Daily Comment (October 8, 2018)
by Bill O’Grady and Thomas Wash
[Posted: 9:30 AM EDT] It’s Monday—financial markets are in clear risk-off mode amid lots of news. It is Columbus Day, a bank holiday, so commercial banks and the Treasury market are closed today. Here is what we are following:
China: Chinese markets reopened after a week-long holiday to a significant drop in equity values and a drop in the CNY.
The exchange rate is testing recent lows as trade tensions rise with the U.S. There was an exchange between Chinese Foreign Minister Wang Yi and Secretary of State Mike Pompeo that has been described as “frosty” during a five-hour visit by Pompeo to Beijing. China indicated that U.S. policy was “misguided.” Tensions between the two countries are clearly rising. There was a near collision between Chinese and U.S. destroyers recently and the U.S. is considering increasing the number of Freedom of Navigation operations near outcroppings that China has been fortifying in recent years. Meanwhile, on trade, the U.S. doesn’t seem to be anywhere close to easing pressure on China; in fact, the long-term goal of the Trump administration appears to be shortening the supply chains, with a focus on pulling productive capacity out of China. Part of China’s retaliation will be a weaker currency; we note that China lowered its reserve requirements in a bid to boost the economy. We believe the CPC will do all it can to maintain high levels of economic growth as it views growth as legitimizing the rule of the party. Although the Chinese government tends to keep a lid on dissent, we do note there were riots over the holiday when a real estate developer cut prices in a bid to sell remaining units. The current property owners were furious and attacked the sales office, smashing windows. Falling real estate values may be a more significant threat to the CPC than trade.

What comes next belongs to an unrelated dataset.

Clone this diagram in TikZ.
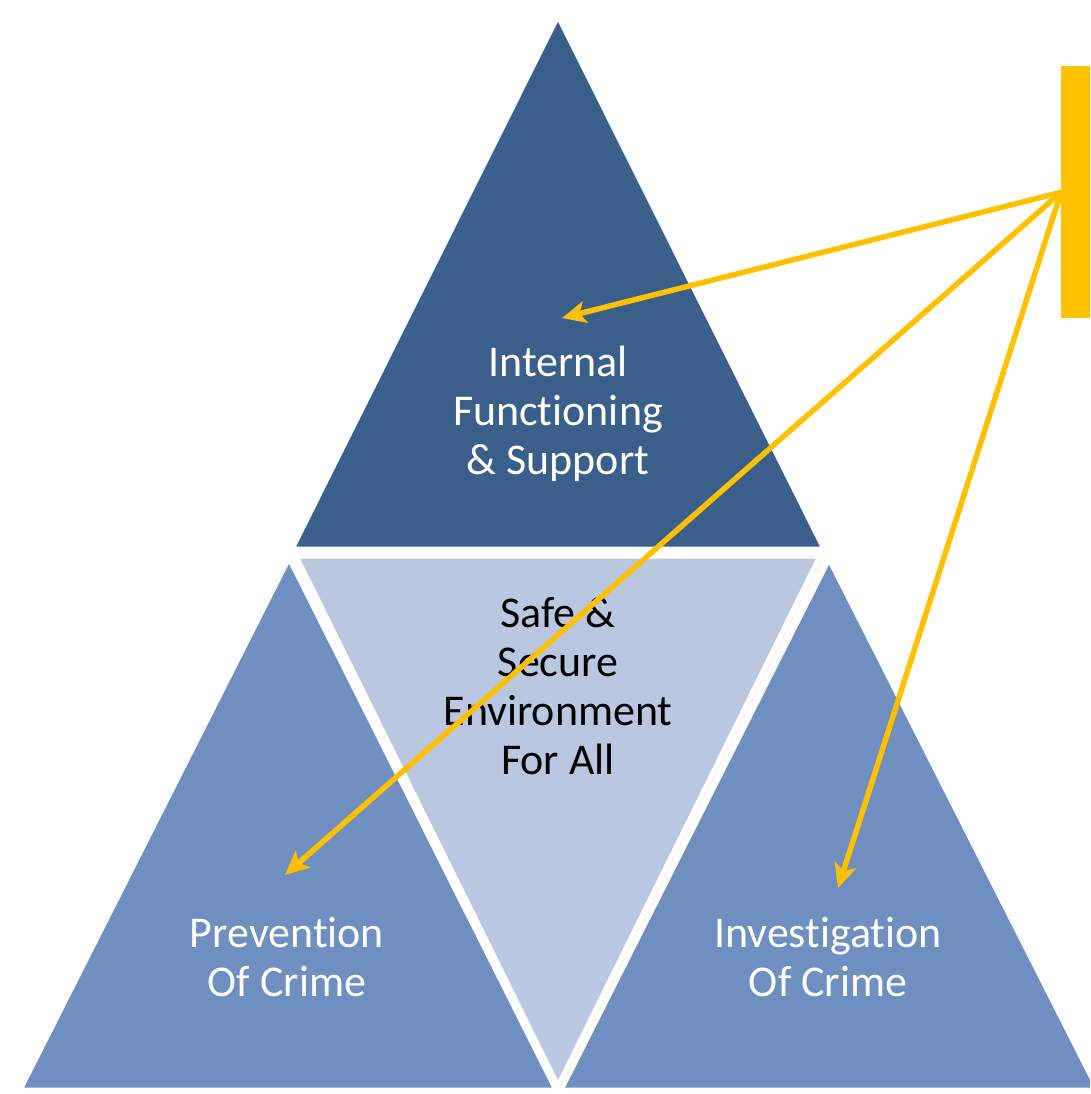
\documentclass[tikz,border=0pt]{standalone}
\usepackage{fontspec}
\setmainfont{Carlito}[RawFeature={-liga;-clig;-calt}]
\usetikzlibrary{arrows.meta,shadows}
\definecolor{topblue}{RGB}{58,95,139}
\definecolor{sideblue}{RGB}{111,143,192}
\definecolor{paleblue}{RGB}{185,199,224}
\definecolor{gold}{RGB}{255,192,0}
\tikzset{
  tri/.style={draw=white, line width=0.1cm, line join=miter,
    drop shadow={opacity=0.12, shadow xshift=0.05cm, shadow yshift=-0.05cm}},
  lbl/.style={align=center, font=\fontsize{25}{28}\selectfont},
  arr/.style={-{Stealth[length=0.48cm, width=0.44cm, inset=0.12cm]}, draw=gold, line width=0.11cm},
}
\begin{document}
\begin{tikzpicture}[x=0.02cm, y=-0.02cm]
\clip (0,0) rectangle (1090,1094);
\fill[white] (0,0) rectangle (1090,1094);

% the four triangles
\path[tri, fill=topblue] (558,16) -- (292,549) -- (824,549) -- cycle;
\path[tri, fill=sideblue] (289,558) -- (20,1090) -- (556,1090) -- cycle;
\path[tri, fill=sideblue] (829,559) -- (561,1090) -- (1098,1090) -- cycle;
\path[tri, fill=paleblue] (296,556) -- (820,556) -- (558,1086) -- cycle;

\node[lbl, text=white] (support) at (558,414) {Internal\\Functioning\\\& Support};
\node[lbl, text=black] (safe) at (558,686) {Safe \&\\Secure\\Environment\\For All};
\node[lbl, text=white] (prevent) at (287,957) {Prevention\\Of Crime};
\node[lbl, text=white] (invest) at (828,957) {Investigation\\Of Crime};

% callout bar and its arrows
\node[fill=gold, inner sep=0, minimum width=0.8cm, minimum height=5.04cm, anchor=north west] (callout) at (1061,66) {};

\coordinate (tipTop) at (562,318);
\coordinate (tipLeft) at (285,875);
\coordinate (tipRight) at (838,888);

\draw[arr] (callout.west) -- (tipTop);
\draw[arr] (callout.west) -- (tipLeft);
\draw[arr] (callout.west) -- (tipRight);

\end{tikzpicture}
\end{document}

Brazilian elections: As expected, Jair Bolsonaro won a plurality on Sunday, taking 46% of the vote, nearly winning a majority. There will be a runoff on the 28th which will likely make Bolsonaro the new president of Brazil. Bolsonaro is a right-wing populist whose platform is law and order and has shown an affinity for the military dictatorships of the early 1980s. Equity markets in Brazil have welcomed the outcome.
Italy: After agreeing on a budget last week, the EU criticized Italy’s rising deficits. This criticism prompted a strong reaction from the League’s deputy PM, Matteo Salvini, who suggested that “the enemies of Europe are those sealed in the bunker in Brussels.” The exchange triggered another sell-off in Italian bonds and a drop in the EUR. As the chart below shows, the spread between German bunds and Italian 10-year sovereigns widened out over 300 bps, with Italian paper hitting a yield of 3.60% and German yields easing lower. Italy is a mortal threat to the Eurozone; if Italy leaves, it will severely damage the single currency to the point where it would probably not survive in its current form. We would expect other southern tier nations to exit the single currency if Italy leaves. If Germany wants to keep the Eurozone in place, it will be forced to ease its restrictions on fiscal spending and probably accept a Eurobond, a sovereign backed by the full faith and credit of all members in the Eurozone. Germany will see this as giving the Italians a credit card, leaving Germans to service the debt. Simply put, it is unlikely that Germany will accept this change. Thus, tensions will likely remain elevated.
The long arm of the authoritarians: Last week, we noted that Jamal Khashoggi, a Saudi journalist who had been critical of the Salman reign in Saudi Arabia, had gone missing after entering the Saudi embassy in Istanbul. He was recently living outside the kingdom on apparent fears of arrest and writing for the Washington Post. Turkey claims that a Saudi unit tortured and killed Khashoggi last week. The Saudis have denied the report. Separately, the head of Interpol, a Chinese national named Meng Hongwei, has resigned after he was arrested while visiting China last week. Although two unrelated events, both indicate that authoritarian regimes, which generally won’t tolerate dissent, are signaling to their citizens that (a) you can’t run away, and (b) the West won’t protect you. If this message is true, it may stem capital flight which has boosted coastal real estate markets in the U.S. and Britain.
Oil prices: Oil prices have dipped on reports that the Trump administration is considering granting some waivers to nations wanting to import Iranian oil. That action may be necessary to contain the recent jump in oil prices. We will be watching to see if these waivers are permanent or if they need to be renewed after the midterm elections. If it’s the latter, we view this as a bid to lower oil prices in front of the midterms.